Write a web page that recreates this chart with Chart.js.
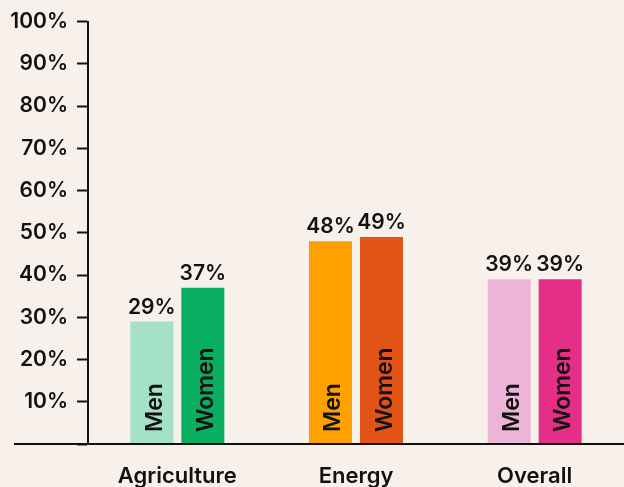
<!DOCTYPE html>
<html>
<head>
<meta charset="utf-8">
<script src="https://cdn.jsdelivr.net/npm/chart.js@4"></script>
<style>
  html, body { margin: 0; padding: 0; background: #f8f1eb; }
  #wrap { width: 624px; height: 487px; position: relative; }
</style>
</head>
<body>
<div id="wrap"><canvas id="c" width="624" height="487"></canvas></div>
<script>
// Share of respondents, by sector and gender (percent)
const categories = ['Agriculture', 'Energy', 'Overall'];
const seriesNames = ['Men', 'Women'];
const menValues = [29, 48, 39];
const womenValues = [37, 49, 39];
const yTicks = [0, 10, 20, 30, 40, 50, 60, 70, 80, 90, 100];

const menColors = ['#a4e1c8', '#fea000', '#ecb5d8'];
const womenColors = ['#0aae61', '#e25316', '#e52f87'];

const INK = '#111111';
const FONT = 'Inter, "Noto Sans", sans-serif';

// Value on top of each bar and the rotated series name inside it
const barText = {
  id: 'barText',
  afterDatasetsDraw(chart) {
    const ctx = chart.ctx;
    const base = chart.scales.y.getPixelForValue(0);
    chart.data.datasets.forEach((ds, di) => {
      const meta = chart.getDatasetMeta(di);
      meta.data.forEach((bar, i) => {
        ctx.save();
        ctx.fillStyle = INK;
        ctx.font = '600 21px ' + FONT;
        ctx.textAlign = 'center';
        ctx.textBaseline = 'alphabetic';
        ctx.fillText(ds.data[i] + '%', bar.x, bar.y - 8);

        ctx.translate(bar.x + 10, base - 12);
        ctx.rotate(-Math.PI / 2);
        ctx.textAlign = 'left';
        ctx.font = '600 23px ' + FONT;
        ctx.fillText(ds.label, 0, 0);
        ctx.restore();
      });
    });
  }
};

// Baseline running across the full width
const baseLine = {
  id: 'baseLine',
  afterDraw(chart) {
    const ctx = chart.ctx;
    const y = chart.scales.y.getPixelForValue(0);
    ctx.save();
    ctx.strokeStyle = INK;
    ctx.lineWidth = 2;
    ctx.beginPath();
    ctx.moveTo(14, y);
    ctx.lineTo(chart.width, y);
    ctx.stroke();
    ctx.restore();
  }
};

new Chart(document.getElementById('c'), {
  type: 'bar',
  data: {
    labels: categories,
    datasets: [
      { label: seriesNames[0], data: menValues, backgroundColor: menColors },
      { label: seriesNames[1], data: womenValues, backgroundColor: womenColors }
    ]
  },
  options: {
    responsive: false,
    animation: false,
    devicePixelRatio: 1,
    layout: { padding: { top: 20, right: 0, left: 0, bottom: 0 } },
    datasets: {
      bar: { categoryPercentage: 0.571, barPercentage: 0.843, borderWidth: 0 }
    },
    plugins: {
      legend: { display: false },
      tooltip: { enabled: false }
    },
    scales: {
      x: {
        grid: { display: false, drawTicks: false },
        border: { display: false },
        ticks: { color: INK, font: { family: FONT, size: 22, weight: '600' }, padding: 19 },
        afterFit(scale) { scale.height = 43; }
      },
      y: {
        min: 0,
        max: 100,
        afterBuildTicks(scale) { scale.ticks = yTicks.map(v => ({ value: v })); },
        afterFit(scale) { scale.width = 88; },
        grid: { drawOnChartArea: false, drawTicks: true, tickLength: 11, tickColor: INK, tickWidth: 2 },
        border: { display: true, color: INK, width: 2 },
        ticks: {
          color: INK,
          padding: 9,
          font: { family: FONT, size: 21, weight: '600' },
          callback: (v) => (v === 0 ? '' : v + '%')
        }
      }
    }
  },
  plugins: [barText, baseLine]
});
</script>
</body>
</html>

== == ==

Aim: Are you able to set down all the lines above exactly, without any pictures?

Expected answer:
Write a web page that recreates this chart with Chart.js.
<!DOCTYPE html>
<html>
<head>
<meta charset="utf-8">
<script src="https://cdn.jsdelivr.net/npm/chart.js@4"></script>
<style>
  html, body { margin: 0; padding: 0; background: #f8f1eb; }
  #wrap { width: 624px; height: 487px; position: relative; }
</style>
</head>
<body>
<div id="wrap"><canvas id="c" width="624" height="487"></canvas></div>
<script>
// Share of respondents, by sector and gender (percent)
const categories = ['Agriculture', 'Energy', 'Overall'];
const seriesNames = ['Men', 'Women'];
const menValues = [29, 48, 39];
const womenValues = [37, 49, 39];
const yTicks = [0, 10, 20, 30, 40, 50, 60, 70, 80, 90, 100];

const menColors = ['#a4e1c8', '#fea000', '#ecb5d8'];
const womenColors = ['#0aae61', '#e25316', '#e52f87'];

const INK = '#111111';
const FONT = 'Inter, "Noto Sans", sans-serif';

// Value on top of each bar and the rotated series name inside it
const barText = {
  id: 'barText',
  afterDatasetsDraw(chart) {
    const ctx = chart.ctx;
    const base = chart.scales.y.getPixelForValue(0);
    chart.data.datasets.forEach((ds, di) => {
      const meta = chart.getDatasetMeta(di);
      meta.data.forEach((bar, i) => {
        ctx.save();
        ctx.fillStyle = INK;
        ctx.font = '600 21px ' + FONT;
        ctx.textAlign = 'center';
        ctx.textBaseline = 'alphabetic';
        ctx.fillText(ds.data[i] + '%', bar.x, bar.y - 8);

        ctx.translate(bar.x + 10, base - 12);
        ctx.rotate(-Math.PI / 2);
        ctx.textAlign = 'left';
        ctx.font = '600 23px ' + FONT;
        ctx.fillText(ds.label, 0, 0);
        ctx.restore();
      });
    });
  }
};

// Baseline running across the full width
const baseLine = {
  id: 'baseLine',
  afterDraw(chart) {
    const ctx = chart.ctx;
    const y = chart.scales.y.getPixelForValue(0);
    ctx.save();
    ctx.strokeStyle = INK;
    ctx.lineWidth = 2;
    ctx.beginPath();
    ctx.moveTo(14, y);
    ctx.lineTo(chart.width, y);
    ctx.stroke();
    ctx.restore();
  }
};

new Chart(document.getElementById('c'), {
  type: 'bar',
  data: {
    labels: categories,
    datasets: [
      { label: seriesNames[0], data: menValues, backgroundColor: menColors },
      { label: seriesNames[1], data: womenValues, backgroundColor: womenColors }
    ]
  },
  options: {
    responsive: false,
    animation: false,
    devicePixelRatio: 1,
    layout: { padding: { top: 20, right: 0, left: 0, bottom: 0 } },
    datasets: {
      bar: { categoryPercentage: 0.571, barPercentage: 0.843, borderWidth: 0 }
    },
    plugins: {
      legend: { display: false },
      tooltip: { enabled: false }
    },
    scales: {
      x: {
        grid: { display: false, drawTicks: false },
        border: { display: false },
        ticks: { color: INK, font: { family: FONT, size: 22, weight: '600' }, padding: 19 },
        afterFit(scale) { scale.height = 43; }
      },
      y: {
        min: 0,
        max: 100,
        afterBuildTicks(scale) { scale.ticks = yTicks.map(v => ({ value: v })); },
        afterFit(scale) { scale.width = 88; },
        grid: { drawOnChartArea: false, drawTicks: true, tickLength: 11, tickColor: INK, tickWidth: 2 },
        border: { display: true, color: INK, width: 2 },
        ticks: {
          color: INK,
          padding: 9,
          font: { family: FONT, size: 21, weight: '600' },
          callback: (v) => (v === 0 ? '' : v + '%')
        }
      }
    }
  },
  plugins: [barText, baseLine]
});
</script>
</body>
</html>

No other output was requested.